== Task goal ==
Write out word for word each line of the records, beginning at the first and stopping after the line with "b_red = [3.553, 4.210, 4.504, 4.684, 4.776]". Leave the pictures out.
—————
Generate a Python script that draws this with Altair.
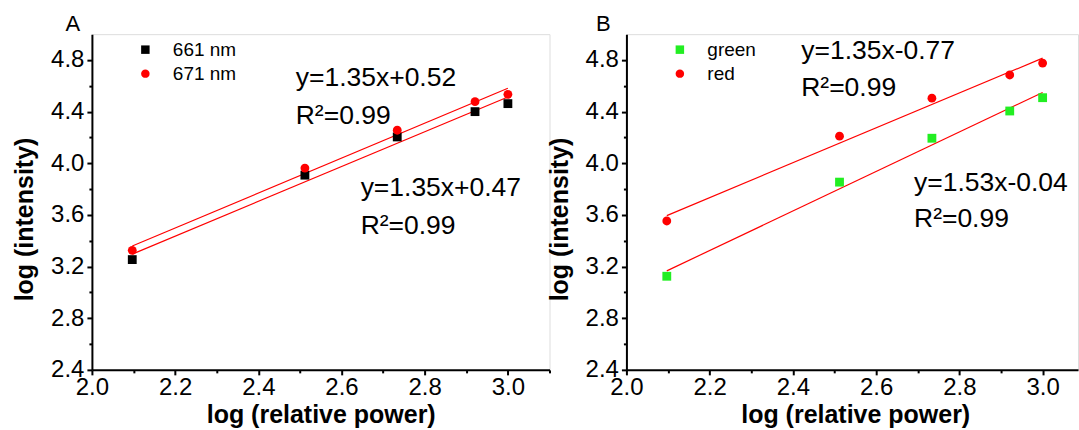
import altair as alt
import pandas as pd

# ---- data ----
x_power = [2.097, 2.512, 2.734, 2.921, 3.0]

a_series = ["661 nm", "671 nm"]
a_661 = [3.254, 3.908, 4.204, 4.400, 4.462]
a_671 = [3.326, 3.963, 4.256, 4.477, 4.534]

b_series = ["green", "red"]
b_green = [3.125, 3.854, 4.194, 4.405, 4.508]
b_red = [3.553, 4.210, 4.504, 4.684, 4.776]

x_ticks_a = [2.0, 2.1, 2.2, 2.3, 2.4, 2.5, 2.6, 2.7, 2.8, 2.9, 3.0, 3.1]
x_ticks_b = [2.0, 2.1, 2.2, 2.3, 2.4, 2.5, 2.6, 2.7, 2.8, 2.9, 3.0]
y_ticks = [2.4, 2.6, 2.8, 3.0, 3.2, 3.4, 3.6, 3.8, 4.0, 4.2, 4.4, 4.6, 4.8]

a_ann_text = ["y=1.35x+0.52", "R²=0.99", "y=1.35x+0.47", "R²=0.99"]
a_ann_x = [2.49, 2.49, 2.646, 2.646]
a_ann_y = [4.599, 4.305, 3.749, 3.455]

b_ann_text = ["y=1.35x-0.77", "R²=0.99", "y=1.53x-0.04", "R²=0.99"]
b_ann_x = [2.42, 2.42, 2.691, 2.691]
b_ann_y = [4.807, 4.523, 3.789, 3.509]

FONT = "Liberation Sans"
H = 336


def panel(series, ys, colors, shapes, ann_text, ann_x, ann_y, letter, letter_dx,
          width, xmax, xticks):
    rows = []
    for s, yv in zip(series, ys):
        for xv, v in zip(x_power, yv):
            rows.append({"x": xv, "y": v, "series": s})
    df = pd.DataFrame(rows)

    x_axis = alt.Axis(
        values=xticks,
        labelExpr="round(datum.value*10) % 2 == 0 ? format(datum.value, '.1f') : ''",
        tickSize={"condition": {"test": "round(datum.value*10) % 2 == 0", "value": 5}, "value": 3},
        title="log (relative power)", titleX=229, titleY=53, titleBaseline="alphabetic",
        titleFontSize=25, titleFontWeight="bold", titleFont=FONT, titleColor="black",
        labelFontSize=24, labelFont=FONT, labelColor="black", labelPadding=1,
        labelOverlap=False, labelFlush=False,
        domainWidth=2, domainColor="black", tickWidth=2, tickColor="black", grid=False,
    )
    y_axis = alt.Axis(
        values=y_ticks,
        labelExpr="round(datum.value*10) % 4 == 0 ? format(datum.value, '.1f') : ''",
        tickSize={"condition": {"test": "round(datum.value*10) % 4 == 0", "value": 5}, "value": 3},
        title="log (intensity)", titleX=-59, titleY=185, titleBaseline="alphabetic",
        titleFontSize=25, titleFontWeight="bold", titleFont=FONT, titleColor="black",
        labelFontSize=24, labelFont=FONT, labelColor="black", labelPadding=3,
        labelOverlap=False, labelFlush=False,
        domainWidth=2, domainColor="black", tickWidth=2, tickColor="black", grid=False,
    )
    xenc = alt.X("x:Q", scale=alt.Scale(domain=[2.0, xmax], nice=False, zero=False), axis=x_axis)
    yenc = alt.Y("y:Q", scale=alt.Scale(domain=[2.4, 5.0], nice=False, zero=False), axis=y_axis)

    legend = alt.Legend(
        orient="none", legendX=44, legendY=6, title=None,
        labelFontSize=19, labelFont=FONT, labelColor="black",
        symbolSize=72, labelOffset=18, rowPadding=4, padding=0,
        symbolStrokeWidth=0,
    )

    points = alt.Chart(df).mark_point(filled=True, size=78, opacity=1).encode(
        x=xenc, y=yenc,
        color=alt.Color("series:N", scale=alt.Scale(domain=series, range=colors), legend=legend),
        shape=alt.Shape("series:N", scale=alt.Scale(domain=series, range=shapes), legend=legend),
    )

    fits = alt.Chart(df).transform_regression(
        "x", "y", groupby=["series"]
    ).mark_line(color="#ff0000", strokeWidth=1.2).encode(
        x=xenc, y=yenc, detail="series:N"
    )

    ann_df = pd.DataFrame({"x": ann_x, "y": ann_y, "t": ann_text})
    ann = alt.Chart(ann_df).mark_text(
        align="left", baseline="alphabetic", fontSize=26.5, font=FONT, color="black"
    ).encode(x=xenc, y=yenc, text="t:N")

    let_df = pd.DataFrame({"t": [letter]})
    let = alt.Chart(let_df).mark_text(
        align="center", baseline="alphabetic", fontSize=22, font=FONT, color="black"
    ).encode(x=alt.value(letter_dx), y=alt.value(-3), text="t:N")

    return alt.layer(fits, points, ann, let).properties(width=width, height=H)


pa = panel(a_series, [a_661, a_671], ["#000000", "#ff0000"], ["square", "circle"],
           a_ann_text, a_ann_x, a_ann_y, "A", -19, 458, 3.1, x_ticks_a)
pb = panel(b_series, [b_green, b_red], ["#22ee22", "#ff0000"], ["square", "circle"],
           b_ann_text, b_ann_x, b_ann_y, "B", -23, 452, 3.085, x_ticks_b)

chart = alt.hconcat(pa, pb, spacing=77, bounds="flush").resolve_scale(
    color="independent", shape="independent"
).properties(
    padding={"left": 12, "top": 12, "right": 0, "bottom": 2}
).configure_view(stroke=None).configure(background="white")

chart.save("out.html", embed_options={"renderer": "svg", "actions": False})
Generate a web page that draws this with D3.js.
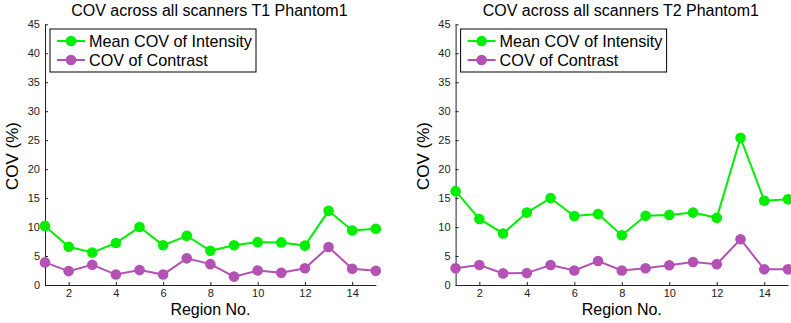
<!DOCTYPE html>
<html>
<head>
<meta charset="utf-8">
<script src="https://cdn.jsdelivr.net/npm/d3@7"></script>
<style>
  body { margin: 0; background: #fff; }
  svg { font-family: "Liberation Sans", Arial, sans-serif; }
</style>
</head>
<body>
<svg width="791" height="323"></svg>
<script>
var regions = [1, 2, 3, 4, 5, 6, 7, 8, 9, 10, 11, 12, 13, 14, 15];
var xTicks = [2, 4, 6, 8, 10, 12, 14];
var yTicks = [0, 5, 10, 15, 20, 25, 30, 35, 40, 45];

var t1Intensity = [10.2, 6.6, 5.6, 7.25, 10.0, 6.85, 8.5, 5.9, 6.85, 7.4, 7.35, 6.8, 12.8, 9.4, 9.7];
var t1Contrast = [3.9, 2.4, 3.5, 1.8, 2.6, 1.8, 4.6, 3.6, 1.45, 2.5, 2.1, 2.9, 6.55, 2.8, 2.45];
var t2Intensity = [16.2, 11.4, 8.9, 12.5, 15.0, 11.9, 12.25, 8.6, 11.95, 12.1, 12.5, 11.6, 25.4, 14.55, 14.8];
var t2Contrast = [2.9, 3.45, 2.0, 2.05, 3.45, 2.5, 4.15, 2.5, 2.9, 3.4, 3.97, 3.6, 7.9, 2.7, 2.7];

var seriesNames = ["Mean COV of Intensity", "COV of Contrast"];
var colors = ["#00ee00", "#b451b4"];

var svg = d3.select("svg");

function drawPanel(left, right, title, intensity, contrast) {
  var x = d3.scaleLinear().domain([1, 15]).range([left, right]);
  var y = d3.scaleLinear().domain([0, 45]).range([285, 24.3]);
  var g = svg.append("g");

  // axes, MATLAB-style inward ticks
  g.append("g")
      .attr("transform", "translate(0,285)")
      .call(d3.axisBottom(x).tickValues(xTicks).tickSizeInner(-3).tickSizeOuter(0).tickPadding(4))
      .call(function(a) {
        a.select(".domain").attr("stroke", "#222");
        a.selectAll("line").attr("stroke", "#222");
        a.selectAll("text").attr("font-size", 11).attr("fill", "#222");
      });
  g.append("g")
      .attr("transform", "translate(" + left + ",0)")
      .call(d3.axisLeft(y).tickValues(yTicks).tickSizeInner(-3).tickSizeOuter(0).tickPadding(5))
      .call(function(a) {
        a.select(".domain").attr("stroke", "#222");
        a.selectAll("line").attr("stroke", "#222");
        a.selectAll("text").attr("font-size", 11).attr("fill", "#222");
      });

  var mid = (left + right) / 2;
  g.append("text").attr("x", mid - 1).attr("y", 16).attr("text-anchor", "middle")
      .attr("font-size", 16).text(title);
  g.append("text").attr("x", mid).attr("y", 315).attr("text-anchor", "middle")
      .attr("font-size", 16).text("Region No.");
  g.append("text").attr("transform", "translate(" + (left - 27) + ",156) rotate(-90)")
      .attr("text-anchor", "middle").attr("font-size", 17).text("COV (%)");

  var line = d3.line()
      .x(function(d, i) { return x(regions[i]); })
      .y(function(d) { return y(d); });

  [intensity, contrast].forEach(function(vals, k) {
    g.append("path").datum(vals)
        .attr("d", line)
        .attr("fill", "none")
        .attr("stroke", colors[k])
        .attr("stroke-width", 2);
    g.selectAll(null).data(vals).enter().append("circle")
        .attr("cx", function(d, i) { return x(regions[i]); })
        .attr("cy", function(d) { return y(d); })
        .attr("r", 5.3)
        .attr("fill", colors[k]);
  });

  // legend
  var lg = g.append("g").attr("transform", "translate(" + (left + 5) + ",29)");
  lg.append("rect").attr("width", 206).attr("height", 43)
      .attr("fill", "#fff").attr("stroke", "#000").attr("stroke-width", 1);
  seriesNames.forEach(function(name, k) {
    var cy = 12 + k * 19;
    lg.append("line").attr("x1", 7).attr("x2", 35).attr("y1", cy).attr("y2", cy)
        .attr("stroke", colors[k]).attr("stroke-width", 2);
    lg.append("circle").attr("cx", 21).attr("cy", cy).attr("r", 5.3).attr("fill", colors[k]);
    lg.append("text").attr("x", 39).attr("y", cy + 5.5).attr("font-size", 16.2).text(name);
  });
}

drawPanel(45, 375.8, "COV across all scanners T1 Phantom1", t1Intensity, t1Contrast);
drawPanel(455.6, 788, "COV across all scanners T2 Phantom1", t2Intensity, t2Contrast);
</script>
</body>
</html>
—————
== The reply ==
Generate a Python script that draws this with Altair.
import altair as alt
import pandas as pd

# ---- data ----
x_power = [2.097, 2.512, 2.734, 2.921, 3.0]

a_series = ["661 nm", "671 nm"]
a_661 = [3.254, 3.908, 4.204, 4.400, 4.462]
a_671 = [3.326, 3.963, 4.256, 4.477, 4.534]

b_series = ["green", "red"]
b_green = [3.125, 3.854, 4.194, 4.405, 4.508]
b_red = [3.553, 4.210, 4.504, 4.684, 4.776]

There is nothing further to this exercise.